Labor frontbencher Christopher Bowen has challenged Malcolm Turnbull to call an election quick smart, preferably today.
Speaking on Sky News on Sunday the Shadow Minister for Small Business turned his nose at polls that show support for Bill Shorten has reached an all-time low and instead insisted he’s “very comfortable” with Labor’s position.
He also dismissed leaked new polling data, published in the Sunday Telegraph, that reportedly shows Shorten is particularly unpopular among young women.
According to The Australian, the poll was commission by the Liberal Party a week after Shorten was overruled by his shadow cabinet on tax reform and withdrew his pledge to repeal tax cuts for medium-sized businesses
“I mean I don’t even know how accurate it would be,” he told Sky News. “Obviously we all say we don’t comment on the polls, but if you look at the polls, we’ve been in a strong position for a long time, we’re very competitive under Bill’s leadership, I’m very comfortable with that.
“We’re leading the policy debate. We’ve taken the approach to win this election on policy. That’s the approach we’ll continue to take. We’re going to fight hard.”
Bowen said he was confident in Labor’s chances of winning the next Federal election and challenged Turnbull to send Australians to the voting booths sooner rather than later.
“We don’t take anything for granted and we’re not getting ahead of ourselves. We’ve got a task ahead of us to win the respect of the Australian people with a general election, but I’ll tell you what, if Malcolm Turnbull’s so ready for an election, why doesn’t he hop in the car, go down and see the Governor-General, call an election?
“It’s a Sunday, it’s not a bad day for it, call an election, and we’ll get on with it.”
His comments come after a May Newspoll showed the majority of voters prefer Shorten’s arch-rival Anthony Albanese, after the leader of the opposition landed his 66th successive loss in the opinion polls.
Shorten, who was elected party leader in 2013, has racked up the highest number of negative satisfaction ratings for any opposition leader since records began in 1985.
However, while voters aren’t enamoured with Shorten, the majority still prefer the Labor Party over the Coalition on a two-party preferred basis, 47 per cent to 53, according to data from later June.

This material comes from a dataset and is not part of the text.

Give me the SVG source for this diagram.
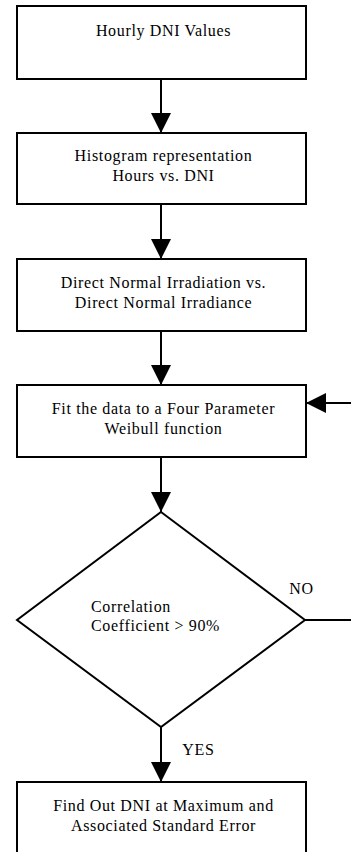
<svg xmlns="http://www.w3.org/2000/svg" width="351" height="852" viewBox="0 0 351 852">
<style>
.box{fill:#fff;stroke:#000;stroke-width:2}
.ln{fill:none;stroke:#000;stroke-width:2}
.t{font-family:'Liberation Serif','Times New Roman',Times,'DejaVu Serif',serif;font-size:16px;letter-spacing:0.65px;fill:#000}
.c{text-anchor:middle}
</style>
<defs>
<marker id="ah" markerUnits="userSpaceOnUse" markerWidth="20" markerHeight="20" viewBox="0 0 20 20" refX="20" refY="10" orient="auto">
<path d="M0,0 L20,10 L0,20 Z" fill="#000"/>
</marker>
</defs>
<rect width="351" height="852" fill="#fff"/>
<g id="connectors">
<line class="ln" x1="161" y1="79" x2="161" y2="133" marker-end="url(#ah)"/>
<line class="ln" x1="161" y1="204" x2="161" y2="259" marker-end="url(#ah)"/>
<line class="ln" x1="161" y1="331" x2="161" y2="385" marker-end="url(#ah)"/>
<line class="ln" x1="161" y1="457" x2="161" y2="512" marker-end="url(#ah)"/>
<line class="ln" x1="161" y1="727" x2="161" y2="782" marker-end="url(#ah)"/>
<polyline class="ln" points="305,620 351,620"/>
<line class="ln" x1="351" y1="403" x2="306" y2="403" marker-end="url(#ah)"/>
<text class="t" x="289.3" y="593.5">NO</text>
<text class="t" x="182.3" y="755">YES</text>
</g>
<g id="n1">
<rect class="box" x="17" y="6" width="289" height="73"/>
<text class="t c" x="163.5" y="35.5">Hourly DNI Values</text>
</g>
<g id="n2">
<rect class="box" x="17" y="133" width="289" height="71"/>
<text class="t c" x="163.5" y="161">Histogram representation</text>
<text class="t c" x="163.5" y="181">Hours vs. DNI</text>
</g>
<g id="n3">
<rect class="box" x="17" y="259" width="289" height="72"/>
<text class="t c" x="163.5" y="287.7">Direct Normal Irradiation vs.</text>
<text class="t c" x="163.5" y="307.5">Direct Normal Irradiance</text>
</g>
<g id="n4">
<rect class="box" x="17" y="385" width="289" height="72"/>
<text class="t c" x="163.5" y="414.3">Fit the data to a Four Parameter</text>
<text class="t c" x="163.5" y="434.3">Weibull function</text>
</g>
<g id="n5">
<polygon class="box" points="161,512 305,620 161,727 17,620"/>
<text class="t" x="91" y="611.7">Correlation</text>
<text class="t" x="91" y="631">Coefficient &gt; 90%</text>
</g>
<g id="n6">
<rect class="box" x="17" y="782" width="289" height="80"/>
<text class="t c" x="163.5" y="810.7">Find Out DNI at Maximum and</text>
<text class="t c" x="163.5" y="831">Associated Standard Error</text>
</g>
</svg>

Given Shorten’s lacklustre performance in the leadership poll, his most likely successor Albanese has faced questions over whether he will challenge his boss ahead of the next election.
Appearing on the Today show in early June, Albanese was urged by host Karl Stefanovic to “grab the bull by the horns” and give Shorten the boot.
However, the Grayndler representative played it cool and insisted he’s a “team player” and that the party is focussed on winning the next election with Shorten at the helm.
“Well one of the things about the Labor party is that we’re focused on the needs of the Australian people, not focused on our internals unlike the Government and One Nation,” he said.
Shorten himself has downplayed any questions over his leadership and insists he has the full support of the Labor party behind him.